## Requirement
Lines from the one containing "Clone this chart" to the one containing "import * as", both lines included, are to be extracted exactly from the data below; pictures are excluded.

-- Start of Provided entries --

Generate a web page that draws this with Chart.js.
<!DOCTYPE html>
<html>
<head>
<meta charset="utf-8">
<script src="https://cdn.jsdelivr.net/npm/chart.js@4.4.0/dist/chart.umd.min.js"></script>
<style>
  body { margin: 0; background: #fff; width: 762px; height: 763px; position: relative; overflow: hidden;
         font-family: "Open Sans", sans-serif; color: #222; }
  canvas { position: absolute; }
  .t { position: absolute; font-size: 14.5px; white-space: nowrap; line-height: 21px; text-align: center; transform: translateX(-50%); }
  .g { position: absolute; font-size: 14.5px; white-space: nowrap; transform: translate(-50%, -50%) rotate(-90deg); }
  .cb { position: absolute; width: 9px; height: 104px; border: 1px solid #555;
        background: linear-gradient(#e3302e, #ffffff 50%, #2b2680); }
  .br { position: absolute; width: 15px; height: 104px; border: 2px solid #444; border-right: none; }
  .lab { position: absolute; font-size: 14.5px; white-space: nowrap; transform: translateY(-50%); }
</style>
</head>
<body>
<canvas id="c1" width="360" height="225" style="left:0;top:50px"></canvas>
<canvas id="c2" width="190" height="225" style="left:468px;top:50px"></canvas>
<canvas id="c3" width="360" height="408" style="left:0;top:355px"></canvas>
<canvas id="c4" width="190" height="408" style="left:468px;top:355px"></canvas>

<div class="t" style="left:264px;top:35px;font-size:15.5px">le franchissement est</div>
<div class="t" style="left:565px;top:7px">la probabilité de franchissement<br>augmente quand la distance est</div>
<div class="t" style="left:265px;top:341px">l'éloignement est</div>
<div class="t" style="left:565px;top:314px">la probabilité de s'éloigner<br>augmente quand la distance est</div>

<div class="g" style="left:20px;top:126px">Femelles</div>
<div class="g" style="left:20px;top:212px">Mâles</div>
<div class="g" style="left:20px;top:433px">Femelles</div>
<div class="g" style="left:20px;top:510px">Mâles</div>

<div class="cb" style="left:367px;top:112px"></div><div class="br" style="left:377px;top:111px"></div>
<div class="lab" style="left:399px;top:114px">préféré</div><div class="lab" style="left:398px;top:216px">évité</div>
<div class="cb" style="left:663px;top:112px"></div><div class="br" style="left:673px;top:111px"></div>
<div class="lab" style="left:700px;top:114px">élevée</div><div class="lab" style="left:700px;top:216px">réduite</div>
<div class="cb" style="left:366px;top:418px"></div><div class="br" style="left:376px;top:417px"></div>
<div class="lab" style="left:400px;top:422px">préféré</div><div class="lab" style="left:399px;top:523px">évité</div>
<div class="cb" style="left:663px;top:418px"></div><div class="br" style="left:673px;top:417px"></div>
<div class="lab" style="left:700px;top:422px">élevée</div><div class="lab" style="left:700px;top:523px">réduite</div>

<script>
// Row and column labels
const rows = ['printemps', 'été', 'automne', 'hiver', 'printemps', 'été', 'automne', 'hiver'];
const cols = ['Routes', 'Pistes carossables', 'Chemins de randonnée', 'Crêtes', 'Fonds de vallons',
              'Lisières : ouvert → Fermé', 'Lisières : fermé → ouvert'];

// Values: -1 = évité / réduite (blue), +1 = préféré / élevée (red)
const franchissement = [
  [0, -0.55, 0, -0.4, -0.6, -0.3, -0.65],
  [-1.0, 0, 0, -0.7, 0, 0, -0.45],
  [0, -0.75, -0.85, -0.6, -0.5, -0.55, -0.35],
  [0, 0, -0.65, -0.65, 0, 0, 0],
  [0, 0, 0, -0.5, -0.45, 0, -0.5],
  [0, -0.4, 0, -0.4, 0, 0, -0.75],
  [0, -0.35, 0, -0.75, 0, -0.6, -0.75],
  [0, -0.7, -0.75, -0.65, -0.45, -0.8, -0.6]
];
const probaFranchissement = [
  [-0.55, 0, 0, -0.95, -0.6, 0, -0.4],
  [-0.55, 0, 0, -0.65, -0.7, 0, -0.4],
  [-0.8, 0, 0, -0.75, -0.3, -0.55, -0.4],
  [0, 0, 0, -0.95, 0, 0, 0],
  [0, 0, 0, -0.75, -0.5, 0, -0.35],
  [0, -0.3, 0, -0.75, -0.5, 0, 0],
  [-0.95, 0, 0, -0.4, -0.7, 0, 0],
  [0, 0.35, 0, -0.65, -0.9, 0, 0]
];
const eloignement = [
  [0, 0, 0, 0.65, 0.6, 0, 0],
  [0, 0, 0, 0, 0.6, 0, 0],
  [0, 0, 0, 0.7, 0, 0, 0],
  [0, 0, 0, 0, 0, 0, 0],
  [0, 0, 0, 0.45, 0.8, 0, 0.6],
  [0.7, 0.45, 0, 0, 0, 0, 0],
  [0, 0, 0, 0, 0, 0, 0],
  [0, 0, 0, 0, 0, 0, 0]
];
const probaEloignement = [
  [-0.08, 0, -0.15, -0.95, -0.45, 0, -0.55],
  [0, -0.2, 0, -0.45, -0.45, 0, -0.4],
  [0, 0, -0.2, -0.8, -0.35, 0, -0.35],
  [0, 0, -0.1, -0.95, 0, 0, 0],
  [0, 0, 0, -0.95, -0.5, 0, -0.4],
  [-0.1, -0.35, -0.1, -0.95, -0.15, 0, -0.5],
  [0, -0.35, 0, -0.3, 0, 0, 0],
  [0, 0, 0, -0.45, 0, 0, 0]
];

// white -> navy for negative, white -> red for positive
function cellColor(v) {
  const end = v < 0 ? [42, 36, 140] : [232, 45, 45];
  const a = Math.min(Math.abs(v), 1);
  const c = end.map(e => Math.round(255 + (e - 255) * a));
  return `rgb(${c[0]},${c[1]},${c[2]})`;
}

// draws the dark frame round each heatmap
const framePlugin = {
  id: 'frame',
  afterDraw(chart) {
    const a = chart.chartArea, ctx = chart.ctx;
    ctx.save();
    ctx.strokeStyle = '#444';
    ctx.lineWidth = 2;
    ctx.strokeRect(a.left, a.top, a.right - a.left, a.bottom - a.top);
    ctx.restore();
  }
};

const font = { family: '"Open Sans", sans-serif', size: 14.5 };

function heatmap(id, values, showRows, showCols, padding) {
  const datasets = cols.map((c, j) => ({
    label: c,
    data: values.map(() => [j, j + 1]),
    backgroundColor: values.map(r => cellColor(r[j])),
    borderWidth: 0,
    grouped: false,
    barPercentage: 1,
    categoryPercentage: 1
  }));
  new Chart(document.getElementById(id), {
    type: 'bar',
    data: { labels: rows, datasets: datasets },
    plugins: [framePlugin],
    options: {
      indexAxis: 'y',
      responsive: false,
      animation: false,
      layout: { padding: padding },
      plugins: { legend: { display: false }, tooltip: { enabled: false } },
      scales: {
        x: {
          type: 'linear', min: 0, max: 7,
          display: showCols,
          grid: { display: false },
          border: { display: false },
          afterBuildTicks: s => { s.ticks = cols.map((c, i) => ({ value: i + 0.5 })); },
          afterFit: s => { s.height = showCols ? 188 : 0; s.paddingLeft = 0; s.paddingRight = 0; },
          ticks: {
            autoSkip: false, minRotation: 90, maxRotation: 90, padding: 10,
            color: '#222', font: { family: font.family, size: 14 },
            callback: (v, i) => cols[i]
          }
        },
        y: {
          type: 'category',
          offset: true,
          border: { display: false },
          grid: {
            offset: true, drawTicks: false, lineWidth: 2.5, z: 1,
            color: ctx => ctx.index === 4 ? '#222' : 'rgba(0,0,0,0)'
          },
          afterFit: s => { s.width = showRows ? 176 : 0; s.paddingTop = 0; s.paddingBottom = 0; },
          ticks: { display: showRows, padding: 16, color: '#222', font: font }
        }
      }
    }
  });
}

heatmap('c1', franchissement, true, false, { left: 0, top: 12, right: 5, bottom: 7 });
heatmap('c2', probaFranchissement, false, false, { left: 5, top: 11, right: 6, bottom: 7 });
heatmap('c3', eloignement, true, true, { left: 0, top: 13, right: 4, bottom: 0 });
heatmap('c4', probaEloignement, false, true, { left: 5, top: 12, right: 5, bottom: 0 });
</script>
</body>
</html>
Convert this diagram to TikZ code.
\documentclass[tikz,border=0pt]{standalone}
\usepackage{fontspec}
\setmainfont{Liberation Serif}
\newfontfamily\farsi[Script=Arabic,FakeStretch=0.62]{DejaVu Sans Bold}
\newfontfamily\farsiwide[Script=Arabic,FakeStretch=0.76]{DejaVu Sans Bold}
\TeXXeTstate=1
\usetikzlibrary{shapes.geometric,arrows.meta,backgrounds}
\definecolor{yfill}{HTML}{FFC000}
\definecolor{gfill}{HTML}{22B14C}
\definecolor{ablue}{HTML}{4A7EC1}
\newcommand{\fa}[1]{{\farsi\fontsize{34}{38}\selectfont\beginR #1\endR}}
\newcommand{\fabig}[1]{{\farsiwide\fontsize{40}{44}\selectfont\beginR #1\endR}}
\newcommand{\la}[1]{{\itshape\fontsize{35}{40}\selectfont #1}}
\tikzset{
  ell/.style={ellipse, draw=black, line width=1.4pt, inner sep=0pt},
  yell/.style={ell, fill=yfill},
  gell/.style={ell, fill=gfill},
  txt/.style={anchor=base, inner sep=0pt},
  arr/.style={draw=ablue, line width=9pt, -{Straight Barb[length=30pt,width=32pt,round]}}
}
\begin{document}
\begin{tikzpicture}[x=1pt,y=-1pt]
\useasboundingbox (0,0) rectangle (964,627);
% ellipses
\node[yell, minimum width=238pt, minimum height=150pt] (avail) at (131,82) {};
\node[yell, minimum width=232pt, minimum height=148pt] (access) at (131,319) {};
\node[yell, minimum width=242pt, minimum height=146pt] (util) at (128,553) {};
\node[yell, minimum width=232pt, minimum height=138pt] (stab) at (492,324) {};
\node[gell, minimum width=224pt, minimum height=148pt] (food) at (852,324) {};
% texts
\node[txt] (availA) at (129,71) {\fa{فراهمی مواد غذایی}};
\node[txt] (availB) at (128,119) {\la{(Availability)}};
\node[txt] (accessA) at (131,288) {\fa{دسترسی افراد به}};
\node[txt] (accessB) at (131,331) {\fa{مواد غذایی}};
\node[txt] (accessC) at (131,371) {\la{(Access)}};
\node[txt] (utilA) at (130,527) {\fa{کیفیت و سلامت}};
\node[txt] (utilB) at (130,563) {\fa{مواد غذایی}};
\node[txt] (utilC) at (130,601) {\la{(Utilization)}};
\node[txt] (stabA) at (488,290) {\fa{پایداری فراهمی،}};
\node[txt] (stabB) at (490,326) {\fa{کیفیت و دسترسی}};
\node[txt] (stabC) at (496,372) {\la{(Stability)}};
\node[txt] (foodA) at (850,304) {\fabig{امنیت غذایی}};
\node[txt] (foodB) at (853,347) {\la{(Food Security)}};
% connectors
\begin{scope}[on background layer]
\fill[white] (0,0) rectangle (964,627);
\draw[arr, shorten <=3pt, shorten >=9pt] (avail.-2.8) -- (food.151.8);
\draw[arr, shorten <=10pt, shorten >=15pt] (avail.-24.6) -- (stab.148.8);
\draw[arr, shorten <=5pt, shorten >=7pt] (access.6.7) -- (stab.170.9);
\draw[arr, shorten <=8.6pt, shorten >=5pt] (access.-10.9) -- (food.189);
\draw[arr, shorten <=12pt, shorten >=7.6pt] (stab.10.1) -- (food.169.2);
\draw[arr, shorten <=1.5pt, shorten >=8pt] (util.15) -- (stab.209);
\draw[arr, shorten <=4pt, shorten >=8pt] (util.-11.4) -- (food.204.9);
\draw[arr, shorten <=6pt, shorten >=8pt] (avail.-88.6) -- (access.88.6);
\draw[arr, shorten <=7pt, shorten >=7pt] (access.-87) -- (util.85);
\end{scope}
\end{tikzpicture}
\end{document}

-- End of Provided entries --
-- Start of Provided entries --

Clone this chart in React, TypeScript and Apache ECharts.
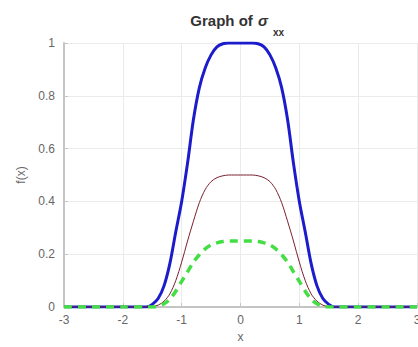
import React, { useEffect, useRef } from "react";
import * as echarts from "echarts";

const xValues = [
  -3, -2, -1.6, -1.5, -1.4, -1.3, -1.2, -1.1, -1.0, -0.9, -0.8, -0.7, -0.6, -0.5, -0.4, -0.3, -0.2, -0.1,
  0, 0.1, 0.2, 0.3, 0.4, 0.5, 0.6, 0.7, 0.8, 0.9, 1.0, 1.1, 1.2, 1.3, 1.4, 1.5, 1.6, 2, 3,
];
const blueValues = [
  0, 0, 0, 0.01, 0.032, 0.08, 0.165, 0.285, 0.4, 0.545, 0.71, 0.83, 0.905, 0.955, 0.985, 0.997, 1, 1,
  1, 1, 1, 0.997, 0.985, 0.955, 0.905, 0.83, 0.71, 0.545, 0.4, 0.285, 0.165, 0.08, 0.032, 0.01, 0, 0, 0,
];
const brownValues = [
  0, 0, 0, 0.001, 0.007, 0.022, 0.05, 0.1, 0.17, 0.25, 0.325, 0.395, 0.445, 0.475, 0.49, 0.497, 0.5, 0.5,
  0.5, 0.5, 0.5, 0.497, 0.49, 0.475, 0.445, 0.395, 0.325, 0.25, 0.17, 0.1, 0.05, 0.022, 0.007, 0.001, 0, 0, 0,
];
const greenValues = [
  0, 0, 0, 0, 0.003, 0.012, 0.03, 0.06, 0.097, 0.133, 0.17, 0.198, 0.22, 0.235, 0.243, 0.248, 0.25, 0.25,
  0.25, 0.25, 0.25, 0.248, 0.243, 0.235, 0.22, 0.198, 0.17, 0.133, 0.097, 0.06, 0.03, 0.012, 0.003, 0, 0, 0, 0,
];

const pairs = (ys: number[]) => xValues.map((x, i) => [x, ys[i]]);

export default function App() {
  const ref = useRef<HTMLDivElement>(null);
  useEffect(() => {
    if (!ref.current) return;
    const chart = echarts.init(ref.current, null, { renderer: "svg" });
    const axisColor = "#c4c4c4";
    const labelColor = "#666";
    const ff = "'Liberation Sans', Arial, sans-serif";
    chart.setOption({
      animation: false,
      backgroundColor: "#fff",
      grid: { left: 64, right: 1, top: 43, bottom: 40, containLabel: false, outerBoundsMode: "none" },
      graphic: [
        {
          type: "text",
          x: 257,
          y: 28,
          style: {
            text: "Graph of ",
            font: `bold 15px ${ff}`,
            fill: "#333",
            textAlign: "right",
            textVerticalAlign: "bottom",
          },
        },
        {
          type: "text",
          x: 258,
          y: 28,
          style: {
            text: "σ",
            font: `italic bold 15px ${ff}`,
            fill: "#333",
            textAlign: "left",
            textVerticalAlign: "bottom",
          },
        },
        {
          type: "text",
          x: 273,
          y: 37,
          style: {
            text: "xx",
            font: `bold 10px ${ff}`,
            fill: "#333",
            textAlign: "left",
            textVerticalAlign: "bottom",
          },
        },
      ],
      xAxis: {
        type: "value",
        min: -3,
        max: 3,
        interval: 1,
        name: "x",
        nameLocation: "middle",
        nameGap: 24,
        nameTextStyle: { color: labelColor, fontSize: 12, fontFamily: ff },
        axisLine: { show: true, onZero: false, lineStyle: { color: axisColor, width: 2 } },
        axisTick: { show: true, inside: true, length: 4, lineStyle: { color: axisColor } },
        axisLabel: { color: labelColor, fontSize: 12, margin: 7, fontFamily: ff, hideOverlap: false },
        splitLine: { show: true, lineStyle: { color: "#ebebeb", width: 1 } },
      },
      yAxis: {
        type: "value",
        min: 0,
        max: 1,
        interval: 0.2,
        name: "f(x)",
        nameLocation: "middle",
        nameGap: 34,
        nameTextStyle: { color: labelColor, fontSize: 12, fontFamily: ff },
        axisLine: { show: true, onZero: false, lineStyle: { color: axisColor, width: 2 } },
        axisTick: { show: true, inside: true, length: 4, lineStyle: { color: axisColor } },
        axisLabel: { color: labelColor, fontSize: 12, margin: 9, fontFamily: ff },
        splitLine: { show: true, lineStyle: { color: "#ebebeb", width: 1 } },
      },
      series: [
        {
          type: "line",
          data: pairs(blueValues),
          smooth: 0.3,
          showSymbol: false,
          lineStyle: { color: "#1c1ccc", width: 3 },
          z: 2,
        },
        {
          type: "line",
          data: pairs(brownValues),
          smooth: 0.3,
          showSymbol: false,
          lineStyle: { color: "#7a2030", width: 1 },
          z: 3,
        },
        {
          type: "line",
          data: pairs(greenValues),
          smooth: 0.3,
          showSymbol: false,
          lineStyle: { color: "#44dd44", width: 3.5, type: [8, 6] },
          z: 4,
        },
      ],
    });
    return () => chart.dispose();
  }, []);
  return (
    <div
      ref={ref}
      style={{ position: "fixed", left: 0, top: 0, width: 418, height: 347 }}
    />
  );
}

-- End of Provided entries --

## Task response
Clone this chart in React, TypeScript and Apache ECharts.
import React, { useEffect, useRef } from "react";
import * as echarts from "echarts";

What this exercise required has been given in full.